Les sujets sont, pour la plupart, empruntés à l’Ancien Testament. Il s’y mêle quelques autres, pris dans le Nouveau. On ne craint pas de recourir à des thèmes du répertoire païen, mais revêtus d’une signification chrétienne, comme les saisons ou les amours. Ce n’est pas la préoccupation du secret, mais le tour d’esprit symbolique de l’époque qui est responsable de l’absence de sujets comme le Christ, la Passion ou la Résurrection, lesquels sont, au contraire, évoqués par le Bon Pasteur ou le cycle de Jonas. L’évolution du style va d’un certain classicisme à des formes ramassées. On la suit sur les reliefs de sarcophages, depuis celui de la via Salaria à Rome ou celui dit « de la Gayole » à Brignoles, en France, jusqu’à celui, qui est fragmentaire, de Petronius Melior au musée du Louvre ; ou, en peinture, depuis le Bon Pasteur élancé de la catacombe de Calixte jusqu’à l’Éros cueillant des fleurs de la catacombe de Domitille, en passant par la tête d’Apôtre de l’hypogée des Aurelii.


Période d’émergence (260-313)

Le rescrit de Gallien, qui, en 260, rend aux chrétiens leurs églises et leurs cimetières, est un signe de l’importance qu’ils prennent dans l’Empire et de la nécessité de les ménager. La persécution, reprise par Dioclétien en 303 et poursuivie par Galère jusqu’en 311, marque le dernier sursaut d’un pouvoir qui s’appuyait sur les fonctions de l’empereur comme pontife suprême de la religion païenne, ciment supposé de l’Empire.

En cette période, à côté des tituli, la plupart des églises n’ont sans doute que la forme de grandes salles, et les martyriums (v. saint), petits édifices à abside ou à plan central sur le modèle des mausolées, ont tendance à se multiplier à côté ou au-dessus de tombes. Les murs commencent à se creuser de loculi, trous rectangulaires où l’on place les corps des défunts.

La décoration demeure restreinte aux tombes. Aux sujets de l’Ancien Testament, encore prédominants, s’en ajoutent d’allégoriques, comme l’orante ou le philosophe. Sur les sarcophages, le portrait triomphal du défunt est devenu constant. Les formes, dans la couleur ou la sculpture, se sont épaissies. Cette manière se retrouve ailleurs : scènes gravées sur des « fonds de verre » scellant la pierre qui bouche les loculi (dont la plus importante collection est au Vatican), petite statuaire, comme le Bon Pasteur en ivoire du Louvre, ou même, quoique restant dans une ligne plus classique, groupes en marbre de Jonas ou du Bon Pasteur du musée de Cleveland.

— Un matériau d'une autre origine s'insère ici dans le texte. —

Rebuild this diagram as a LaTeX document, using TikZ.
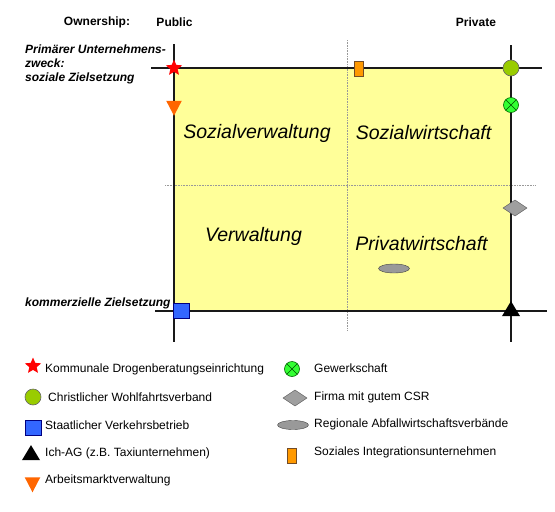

Sortie au grand jour (313-391)

La liberté qui lui est octroyée dans les mêmes conditions que pour les cultes païen ou juif donne au christianisme toutes ses chances à compter de l’édit de 313.

Sous l’impulsion de Constantin, la basilique prend immédiatement son plus grand développement. Par la place ménagée dans le fond du chœur au mémorial du prince des apôtres à Saint-Pierre de Rome ou à la Croix dans la basilique du Calvaire de Jérusalem, elle met en rapport avec l’offrande de l’eucharistie le sacrifice des martyrs, et du premier d’entre eux, le Christ. Les mausolées circulaires sont nombreux. Ils se distinguent encore de l’église, comme celui de Sainte-Constance à Rome ; mais la fusion s’opérera de plus en plus entre le martyrium et le sanctuaire de culte divin. La parure architecturale reste sobre. Le plus souvent, elle recherche surtout des effets de couleurs et de lumière. C’est plutôt dans les mausolées — en mosaïque à Sainte-Constance, en mosaïque et en peinture à Centcelles (prov. de Tarragone), en Espagne — que se déploie une décoration figurée, de genre « scénique ».